Aging brings disability. Every person, unless they die suddenly of a heart attack or in a tragic car accident or some sort, will get sick, disabled and need medical care. Everyone. You will become disabled unless you die suddenly first. This is just a natural part of life.
Taxes are not forced charity as Salatin believes. Taxes are a form of cooperation and collaboration to better handle things that benefit all of us in a more efficient way than any one person could handle alone. Survival of the Fittest for humans has not been so much about who was the strongest physical specimen or the smartest, it has been about how well we collaborated. This collaboration is how our little, puny bodies were able to hunt huge wooly mammoths. And then, after teaming up for the kill, the bounty was shared. Not just for the actual hunters, but for the women who gathered and cooked for the village, gave birth to its children and cared for the sick. For the children, themselves, have contributed nothing yet but who were the future, and to the elders who don’t contribute anymore, but who were the wise past.
Since EVERY. SINGLE. PERSON who does not die suddenly will become sick and/or disabled in their lifetimes, taxes for healthcare is a form of collaboration that is meant to help all of us. It does not matter how healthy and from scratch you eat, how much country air you breathe, or how much firewood you chop to get exercise. Sickness and disability are part of the human condition, and thus, healthcare is something we all share a need for. There is no getting out of it. The “community” cannot care for a spinal cord injured person’s lifetime needs with bake sales and chili cook offs. It requires the participation of everyone to make any kind of quality of life for people who are sick. And although it may be true that the government over regulates some things and does not tax fairly on others, taxes are in general the sign of a healthy, functioning collaborative society.

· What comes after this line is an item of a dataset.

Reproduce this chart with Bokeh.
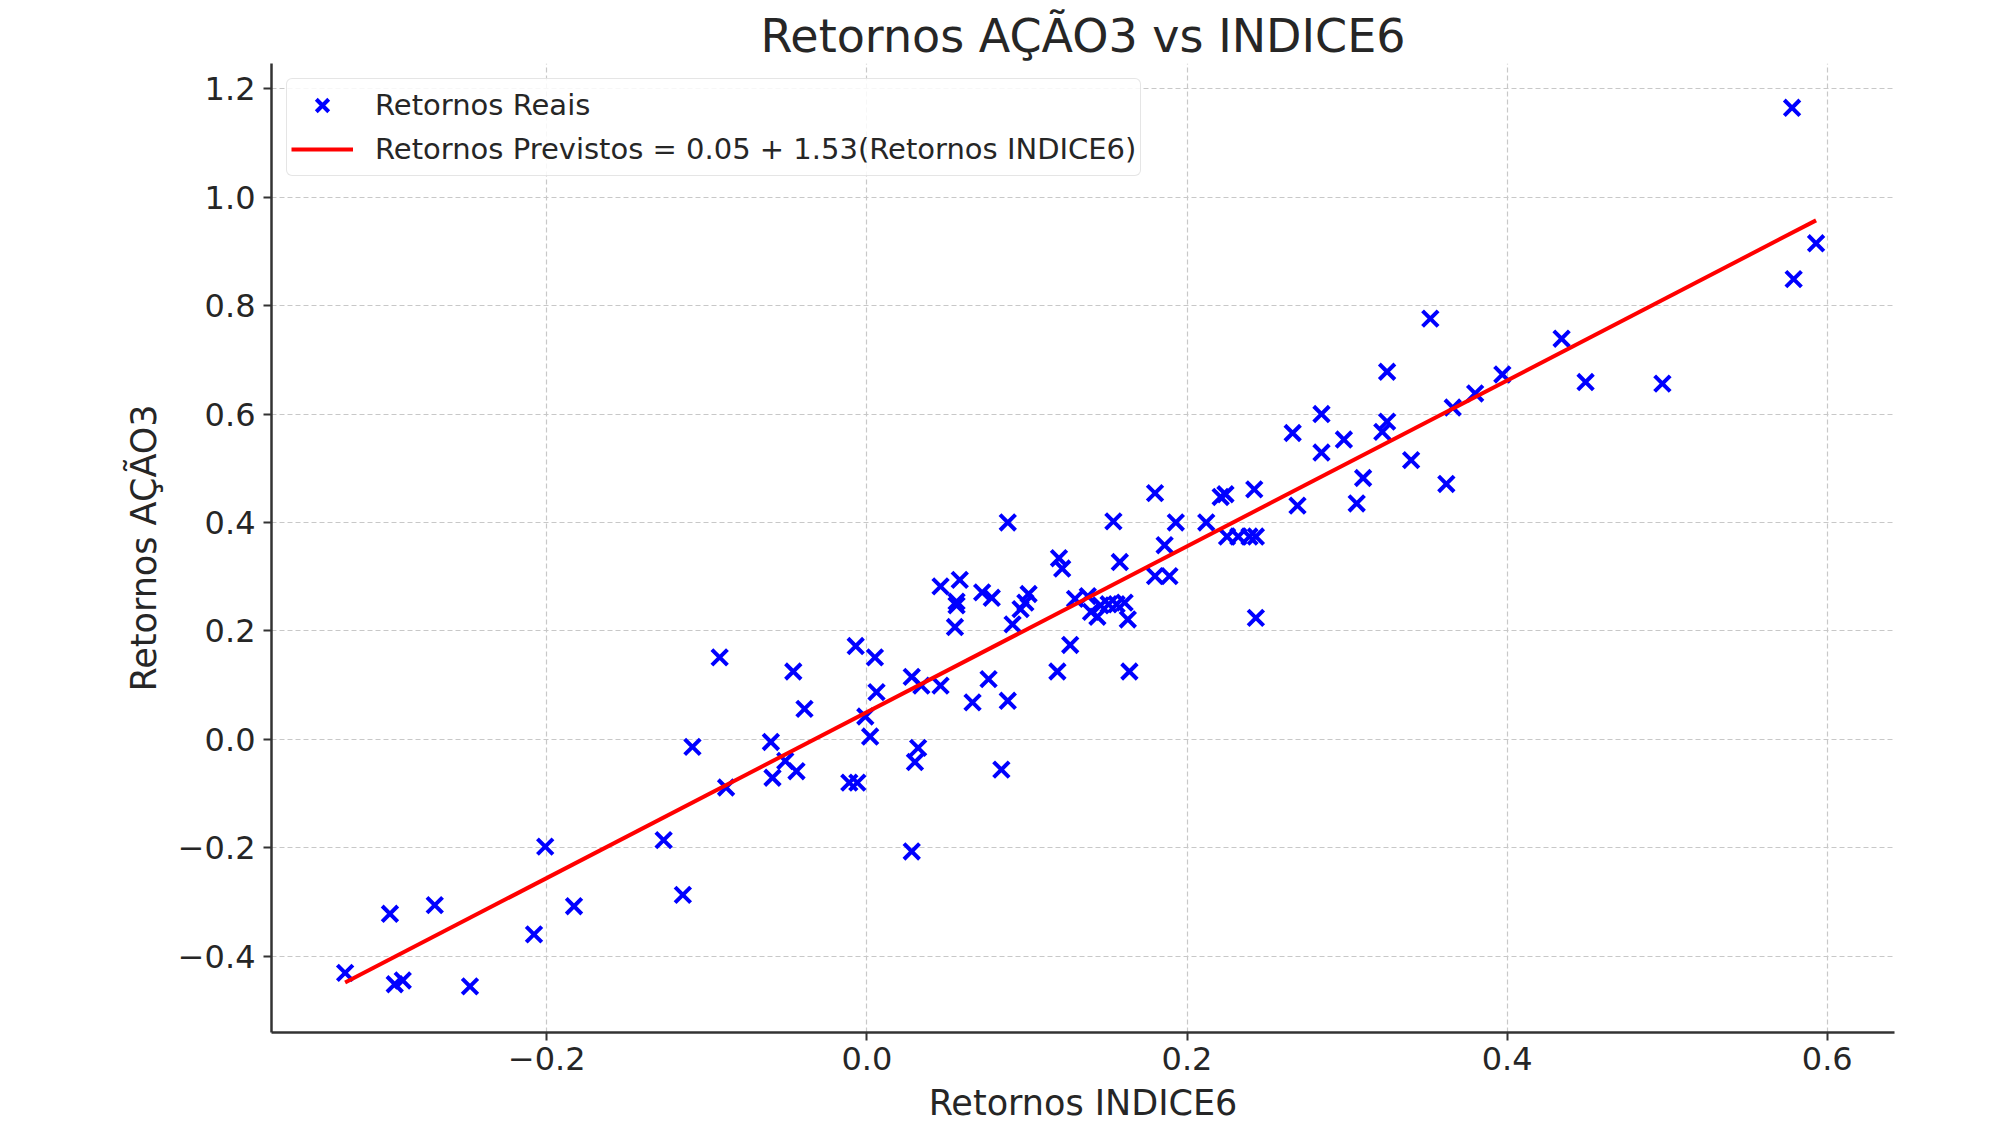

So, I am happy to have been introduced to Joel Salatin and learned much from his book. I am very glad I read it and will probably read more. His book was easy to understand, folksy and entertaining. I learned a lot and he has an immense amount of information to bestow upon us. But, although I agree with a lot of what he claims “ain’t normal” in our society, he lost me at the end with the deregulation and taxation is forced charity crap, which just read like a privileged white man who thinks he is infallible and immortal. (Also, a heavy dose of sexism dots around this book often enough to give you a headache from eye rolling too much.) Although I would call him a Grumpy Old Man, I get the reason he is called a Lunatic Farmer.